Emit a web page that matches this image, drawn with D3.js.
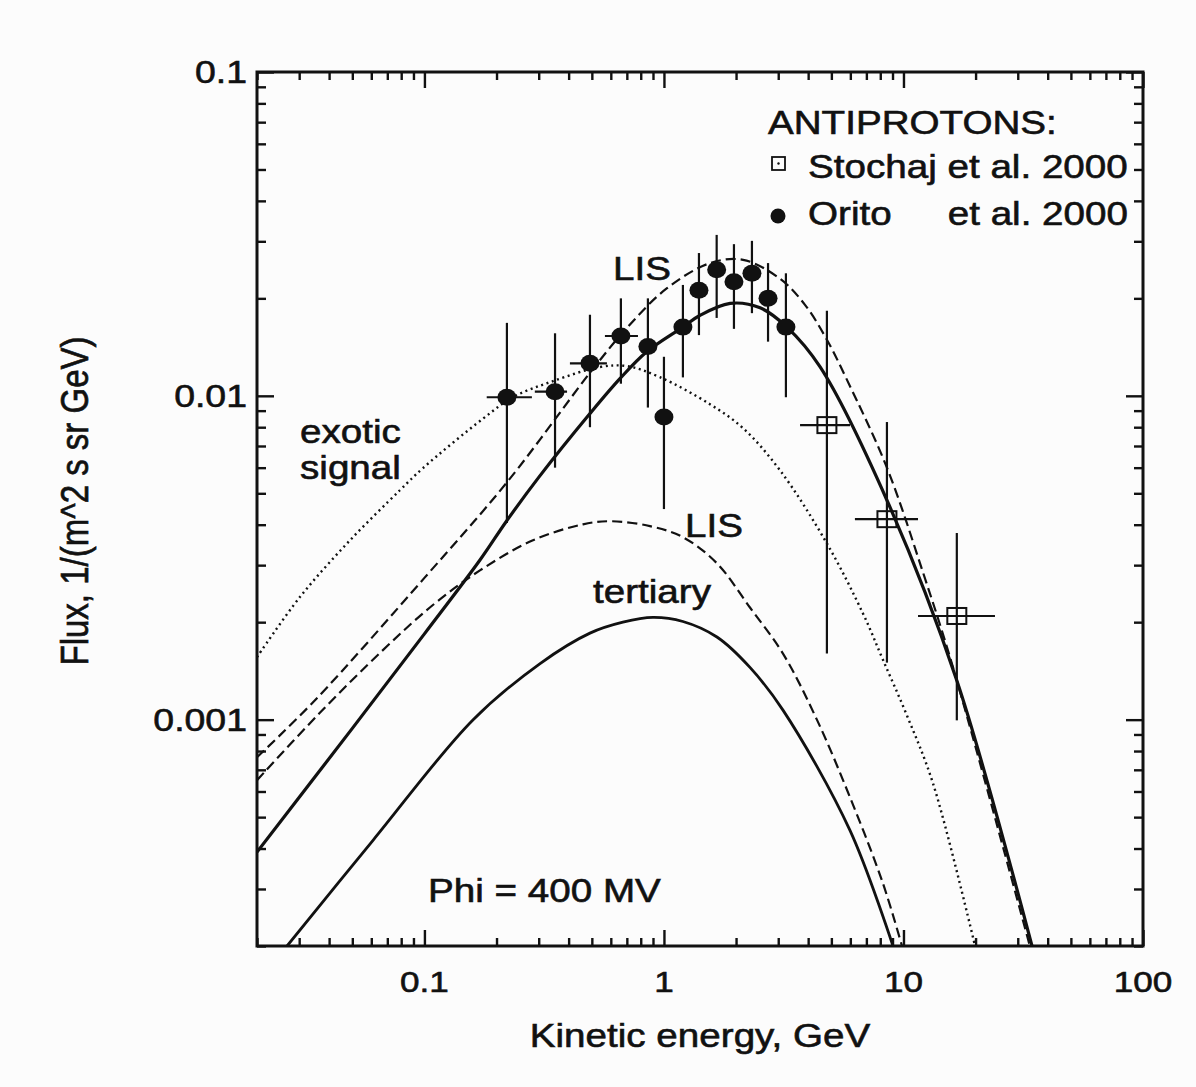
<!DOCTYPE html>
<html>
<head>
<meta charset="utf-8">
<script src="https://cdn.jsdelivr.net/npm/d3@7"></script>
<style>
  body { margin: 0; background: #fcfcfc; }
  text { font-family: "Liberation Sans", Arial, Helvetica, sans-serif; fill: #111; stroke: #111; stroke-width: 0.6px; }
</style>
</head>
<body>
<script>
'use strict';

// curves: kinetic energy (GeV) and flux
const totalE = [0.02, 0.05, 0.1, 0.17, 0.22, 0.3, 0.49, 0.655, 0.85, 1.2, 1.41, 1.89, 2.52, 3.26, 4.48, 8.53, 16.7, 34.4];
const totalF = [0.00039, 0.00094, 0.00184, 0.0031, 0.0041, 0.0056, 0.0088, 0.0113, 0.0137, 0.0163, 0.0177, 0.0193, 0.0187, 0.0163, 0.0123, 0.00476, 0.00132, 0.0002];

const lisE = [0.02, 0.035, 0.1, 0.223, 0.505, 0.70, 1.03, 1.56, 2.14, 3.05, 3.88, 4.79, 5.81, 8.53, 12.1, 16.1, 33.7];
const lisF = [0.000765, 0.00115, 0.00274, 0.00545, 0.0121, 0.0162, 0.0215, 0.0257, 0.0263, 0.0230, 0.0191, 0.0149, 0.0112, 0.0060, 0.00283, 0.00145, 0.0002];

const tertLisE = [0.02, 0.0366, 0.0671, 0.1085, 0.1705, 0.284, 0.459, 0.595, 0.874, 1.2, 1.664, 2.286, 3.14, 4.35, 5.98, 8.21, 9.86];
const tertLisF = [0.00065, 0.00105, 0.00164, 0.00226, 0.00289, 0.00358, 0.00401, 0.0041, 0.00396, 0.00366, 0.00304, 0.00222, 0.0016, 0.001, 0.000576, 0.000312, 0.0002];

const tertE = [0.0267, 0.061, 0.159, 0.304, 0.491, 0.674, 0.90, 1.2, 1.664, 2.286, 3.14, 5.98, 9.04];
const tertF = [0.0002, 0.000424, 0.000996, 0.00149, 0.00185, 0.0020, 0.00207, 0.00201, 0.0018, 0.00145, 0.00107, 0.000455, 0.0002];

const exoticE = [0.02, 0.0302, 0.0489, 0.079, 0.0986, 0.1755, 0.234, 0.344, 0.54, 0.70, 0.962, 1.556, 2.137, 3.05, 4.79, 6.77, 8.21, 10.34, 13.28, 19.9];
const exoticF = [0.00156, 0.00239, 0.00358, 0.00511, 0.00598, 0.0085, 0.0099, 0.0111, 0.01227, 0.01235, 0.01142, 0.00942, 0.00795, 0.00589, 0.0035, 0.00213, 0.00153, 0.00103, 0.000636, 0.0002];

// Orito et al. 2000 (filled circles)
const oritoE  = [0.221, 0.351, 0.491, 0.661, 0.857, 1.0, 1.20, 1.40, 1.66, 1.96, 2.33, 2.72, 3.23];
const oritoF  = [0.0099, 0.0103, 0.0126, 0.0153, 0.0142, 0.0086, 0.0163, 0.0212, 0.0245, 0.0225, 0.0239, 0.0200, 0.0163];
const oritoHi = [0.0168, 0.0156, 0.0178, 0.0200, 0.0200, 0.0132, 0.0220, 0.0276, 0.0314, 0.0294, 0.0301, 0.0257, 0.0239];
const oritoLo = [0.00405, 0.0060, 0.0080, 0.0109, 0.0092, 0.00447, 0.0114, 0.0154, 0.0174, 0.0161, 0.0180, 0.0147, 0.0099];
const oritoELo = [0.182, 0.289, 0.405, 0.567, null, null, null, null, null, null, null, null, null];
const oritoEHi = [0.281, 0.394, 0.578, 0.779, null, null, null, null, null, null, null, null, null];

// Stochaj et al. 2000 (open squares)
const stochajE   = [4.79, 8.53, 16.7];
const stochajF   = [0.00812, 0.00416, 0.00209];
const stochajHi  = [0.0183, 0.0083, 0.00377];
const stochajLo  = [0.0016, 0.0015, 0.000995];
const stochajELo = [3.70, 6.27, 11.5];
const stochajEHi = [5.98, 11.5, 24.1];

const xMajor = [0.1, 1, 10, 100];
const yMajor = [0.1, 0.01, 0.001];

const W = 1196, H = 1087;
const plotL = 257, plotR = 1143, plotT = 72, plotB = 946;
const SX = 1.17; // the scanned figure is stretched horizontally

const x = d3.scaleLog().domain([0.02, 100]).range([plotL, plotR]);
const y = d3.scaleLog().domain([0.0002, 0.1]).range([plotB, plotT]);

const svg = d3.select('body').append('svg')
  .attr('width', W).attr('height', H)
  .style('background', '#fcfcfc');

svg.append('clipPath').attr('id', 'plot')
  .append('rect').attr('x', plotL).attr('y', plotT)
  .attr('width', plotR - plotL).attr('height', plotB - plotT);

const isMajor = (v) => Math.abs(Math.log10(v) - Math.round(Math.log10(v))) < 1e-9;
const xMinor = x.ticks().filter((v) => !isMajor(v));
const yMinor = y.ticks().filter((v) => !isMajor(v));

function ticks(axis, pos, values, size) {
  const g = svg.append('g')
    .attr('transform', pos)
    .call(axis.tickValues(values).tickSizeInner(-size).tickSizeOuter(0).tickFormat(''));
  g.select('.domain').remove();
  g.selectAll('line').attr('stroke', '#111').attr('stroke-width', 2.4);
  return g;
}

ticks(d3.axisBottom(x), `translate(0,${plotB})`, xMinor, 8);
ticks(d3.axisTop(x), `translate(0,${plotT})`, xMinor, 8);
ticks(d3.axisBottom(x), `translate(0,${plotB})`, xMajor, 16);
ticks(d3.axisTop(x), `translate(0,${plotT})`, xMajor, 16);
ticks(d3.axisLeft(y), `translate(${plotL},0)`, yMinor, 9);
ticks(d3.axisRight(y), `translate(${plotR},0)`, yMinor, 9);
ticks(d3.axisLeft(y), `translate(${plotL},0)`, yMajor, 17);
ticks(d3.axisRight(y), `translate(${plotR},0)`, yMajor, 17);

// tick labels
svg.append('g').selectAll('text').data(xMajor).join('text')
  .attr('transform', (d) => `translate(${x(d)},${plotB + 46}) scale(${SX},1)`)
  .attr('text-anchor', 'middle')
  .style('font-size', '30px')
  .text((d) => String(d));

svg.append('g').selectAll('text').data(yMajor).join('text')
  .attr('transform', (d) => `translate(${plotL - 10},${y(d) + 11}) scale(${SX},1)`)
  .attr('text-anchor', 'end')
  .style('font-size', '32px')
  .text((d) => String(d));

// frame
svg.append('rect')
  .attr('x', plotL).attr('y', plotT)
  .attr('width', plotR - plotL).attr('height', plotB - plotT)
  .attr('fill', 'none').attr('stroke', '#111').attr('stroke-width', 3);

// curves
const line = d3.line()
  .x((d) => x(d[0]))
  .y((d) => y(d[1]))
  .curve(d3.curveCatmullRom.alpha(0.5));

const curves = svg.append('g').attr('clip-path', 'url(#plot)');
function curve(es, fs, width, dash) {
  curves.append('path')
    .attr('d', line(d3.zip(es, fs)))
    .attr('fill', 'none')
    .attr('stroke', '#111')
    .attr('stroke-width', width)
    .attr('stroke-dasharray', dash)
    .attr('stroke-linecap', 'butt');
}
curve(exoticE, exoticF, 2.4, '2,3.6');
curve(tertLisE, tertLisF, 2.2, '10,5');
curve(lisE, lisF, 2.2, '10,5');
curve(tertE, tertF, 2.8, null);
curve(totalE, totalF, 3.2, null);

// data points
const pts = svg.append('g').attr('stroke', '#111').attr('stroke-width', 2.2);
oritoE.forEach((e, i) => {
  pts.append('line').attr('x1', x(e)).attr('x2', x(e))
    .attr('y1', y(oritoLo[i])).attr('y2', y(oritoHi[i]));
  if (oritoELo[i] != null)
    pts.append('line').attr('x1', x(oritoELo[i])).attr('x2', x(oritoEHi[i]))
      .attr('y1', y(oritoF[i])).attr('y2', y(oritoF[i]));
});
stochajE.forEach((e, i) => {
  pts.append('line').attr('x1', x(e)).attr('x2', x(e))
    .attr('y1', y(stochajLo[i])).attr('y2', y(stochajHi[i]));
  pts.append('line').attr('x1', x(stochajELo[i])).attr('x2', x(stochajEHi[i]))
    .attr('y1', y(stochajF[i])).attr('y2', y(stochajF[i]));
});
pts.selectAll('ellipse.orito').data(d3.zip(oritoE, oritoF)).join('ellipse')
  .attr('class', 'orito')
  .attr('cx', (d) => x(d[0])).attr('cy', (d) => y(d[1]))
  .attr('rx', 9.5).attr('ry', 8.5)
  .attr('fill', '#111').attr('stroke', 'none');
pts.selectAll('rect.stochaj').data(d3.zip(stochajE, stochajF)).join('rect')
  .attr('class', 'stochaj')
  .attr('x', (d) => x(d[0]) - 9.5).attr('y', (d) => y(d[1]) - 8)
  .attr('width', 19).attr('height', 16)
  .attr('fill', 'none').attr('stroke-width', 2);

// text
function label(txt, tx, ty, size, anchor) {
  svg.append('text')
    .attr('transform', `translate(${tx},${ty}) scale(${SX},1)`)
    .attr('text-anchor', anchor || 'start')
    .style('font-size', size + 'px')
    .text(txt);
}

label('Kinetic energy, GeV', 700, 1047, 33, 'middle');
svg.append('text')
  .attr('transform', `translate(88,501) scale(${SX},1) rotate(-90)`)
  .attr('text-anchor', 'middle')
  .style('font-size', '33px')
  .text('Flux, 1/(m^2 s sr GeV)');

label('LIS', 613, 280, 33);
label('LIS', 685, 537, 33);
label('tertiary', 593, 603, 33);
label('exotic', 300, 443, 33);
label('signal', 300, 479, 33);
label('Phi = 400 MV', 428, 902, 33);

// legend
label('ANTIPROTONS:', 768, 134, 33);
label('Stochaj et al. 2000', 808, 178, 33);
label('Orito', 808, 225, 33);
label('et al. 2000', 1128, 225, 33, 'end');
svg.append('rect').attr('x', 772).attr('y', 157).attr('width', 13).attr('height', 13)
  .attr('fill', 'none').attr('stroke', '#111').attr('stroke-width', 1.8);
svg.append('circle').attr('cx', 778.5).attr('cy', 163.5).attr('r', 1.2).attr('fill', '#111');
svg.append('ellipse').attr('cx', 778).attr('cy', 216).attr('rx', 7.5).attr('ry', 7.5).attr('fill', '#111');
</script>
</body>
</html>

--

Task directions:
Leave out the pictures. Transcribe only the lines above, from the first through the one that contains "0.00283, 0.00145, 0.0002];".

Written solution:
Emit a web page that matches this image, drawn with D3.js.
<!DOCTYPE html>
<html>
<head>
<meta charset="utf-8">
<script src="https://cdn.jsdelivr.net/npm/d3@7"></script>
<style>
  body { margin: 0; background: #fcfcfc; }
  text { font-family: "Liberation Sans", Arial, Helvetica, sans-serif; fill: #111; stroke: #111; stroke-width: 0.6px; }
</style>
</head>
<body>
<script>
'use strict';

// curves: kinetic energy (GeV) and flux
const totalE = [0.02, 0.05, 0.1, 0.17, 0.22, 0.3, 0.49, 0.655, 0.85, 1.2, 1.41, 1.89, 2.52, 3.26, 4.48, 8.53, 16.7, 34.4];
const totalF = [0.00039, 0.00094, 0.00184, 0.0031, 0.0041, 0.0056, 0.0088, 0.0113, 0.0137, 0.0163, 0.0177, 0.0193, 0.0187, 0.0163, 0.0123, 0.00476, 0.00132, 0.0002];

const lisE = [0.02, 0.035, 0.1, 0.223, 0.505, 0.70, 1.03, 1.56, 2.14, 3.05, 3.88, 4.79, 5.81, 8.53, 12.1, 16.1, 33.7];
const lisF = [0.000765, 0.00115, 0.00274, 0.00545, 0.0121, 0.0162, 0.0215, 0.0257, 0.0263, 0.0230, 0.0191, 0.0149, 0.0112, 0.0060, 0.00283, 0.00145, 0.0002];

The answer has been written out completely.